YOUR INSTRUCTIONS: Return the listing below verbatim. Pictures do not belong in the copy.

= = = = = = =

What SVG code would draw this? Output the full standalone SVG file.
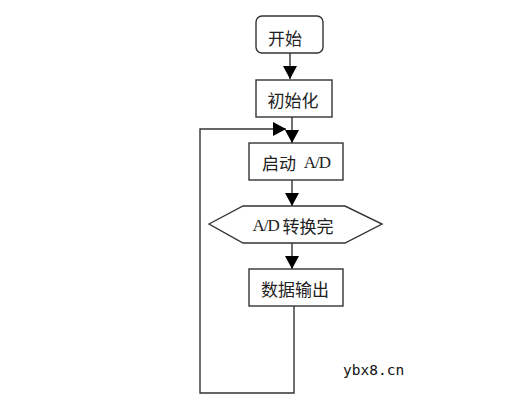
<svg xmlns="http://www.w3.org/2000/svg" width="521" height="401" viewBox="0 0 521 401">
<style>
.box{fill:#fff;stroke:#333;stroke-width:1.4}
.cn{font-family:"Noto Sans CJK SC","Liberation Sans",sans-serif;font-size:17px;fill:#222;text-anchor:middle;dominant-baseline:central}
.lat{font-family:"Liberation Serif",serif;letter-spacing:-1px}
.ln{fill:none;stroke:#333;stroke-width:1.4}
</style>
<defs>
<marker id="ah" markerUnits="userSpaceOnUse" markerWidth="16" markerHeight="16" viewBox="0 0 16 16" refX="14" refY="8" orient="auto">
<path d="M1,1 L14,8 L1,15 Z" fill="#000"/>
</marker>
</defs>
<rect width="521" height="401" fill="#fff"/>
<g id="connectors">
<line class="ln" x1="290" y1="53" x2="290" y2="79" marker-end="url(#ah)"/>
<line class="ln" x1="292" y1="117" x2="292" y2="143" marker-end="url(#ah)"/>
<line class="ln" x1="292" y1="180" x2="292" y2="206" marker-end="url(#ah)"/>
<line class="ln" x1="292" y1="243" x2="292" y2="269" marker-end="url(#ah)"/>
<polyline class="ln" points="294,306 294,393 200,393 200,129 286,129" marker-end="url(#ah)"/>
</g>
<g id="start">
<rect class="box" x="256" y="16" width="67" height="37" rx="6"/>
<text class="cn" x="285" y="37">开始</text>
</g>
<g id="init">
<rect class="box" x="256" y="80" width="76" height="37"/>
<text class="cn" x="293" y="99">初始化</text>
</g>
<g id="startAD">
<rect class="box" x="249" y="143" width="94" height="37"/>
<text class="cn" x="296" y="162">启动 <tspan class="lat" dx="4">A/D</tspan></text>
</g>
<g id="convDone">
<polygon class="box" points="209,224 243,206 345,206 382,224 345,243 243,243"/>
<text class="cn" x="293" y="225"><tspan class="lat">A/D</tspan> 转换完</text>
</g>
<g id="output">
<rect class="box" x="249" y="269" width="94" height="37"/>
<text class="cn" x="295" y="288">数据输出</text>
</g>
<text x="343" y="375" font-family="DejaVu Sans Mono,monospace" font-size="14.5" fill="#111">ybx8.cn</text>
</svg>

= = = = = = =

ANSWER FOR THIS EXERCISE:
What SVG code would draw this? Output the full standalone SVG file.
<svg xmlns="http://www.w3.org/2000/svg" width="521" height="401" viewBox="0 0 521 401">
<style>
.box{fill:#fff;stroke:#333;stroke-width:1.4}
.cn{font-family:"Noto Sans CJK SC","Liberation Sans",sans-serif;font-size:17px;fill:#222;text-anchor:middle;dominant-baseline:central}
.lat{font-family:"Liberation Serif",serif;letter-spacing:-1px}
.ln{fill:none;stroke:#333;stroke-width:1.4}
</style>
<defs>
<marker id="ah" markerUnits="userSpaceOnUse" markerWidth="16" markerHeight="16" viewBox="0 0 16 16" refX="14" refY="8" orient="auto">
<path d="M1,1 L14,8 L1,15 Z" fill="#000"/>
</marker>
</defs>
<rect width="521" height="401" fill="#fff"/>
<g id="connectors">
<line class="ln" x1="290" y1="53" x2="290" y2="79" marker-end="url(#ah)"/>
<line class="ln" x1="292" y1="117" x2="292" y2="143" marker-end="url(#ah)"/>
<line class="ln" x1="292" y1="180" x2="292" y2="206" marker-end="url(#ah)"/>
<line class="ln" x1="292" y1="243" x2="292" y2="269" marker-end="url(#ah)"/>
<polyline class="ln" points="294,306 294,393 200,393 200,129 286,129" marker-end="url(#ah)"/>
</g>
<g id="start">
<rect class="box" x="256" y="16" width="67" height="37" rx="6"/>
<text class="cn" x="285" y="37">开始</text>
</g>
<g id="init">
<rect class="box" x="256" y="80" width="76" height="37"/>
<text class="cn" x="293" y="99">初始化</text>
</g>
<g id="startAD">
<rect class="box" x="249" y="143" width="94" height="37"/>
<text class="cn" x="296" y="162">启动 <tspan class="lat" dx="4">A/D</tspan></text>
</g>
<g id="convDone">
<polygon class="box" points="209,224 243,206 345,206 382,224 345,243 243,243"/>
<text class="cn" x="293" y="225"><tspan class="lat">A/D</tspan> 转换完</text>
</g>
<g id="output">
<rect class="box" x="249" y="269" width="94" height="37"/>
<text class="cn" x="295" y="288">数据输出</text>
</g>
<text x="343" y="375" font-family="DejaVu Sans Mono,monospace" font-size="14.5" fill="#111">ybx8.cn</text>
</svg>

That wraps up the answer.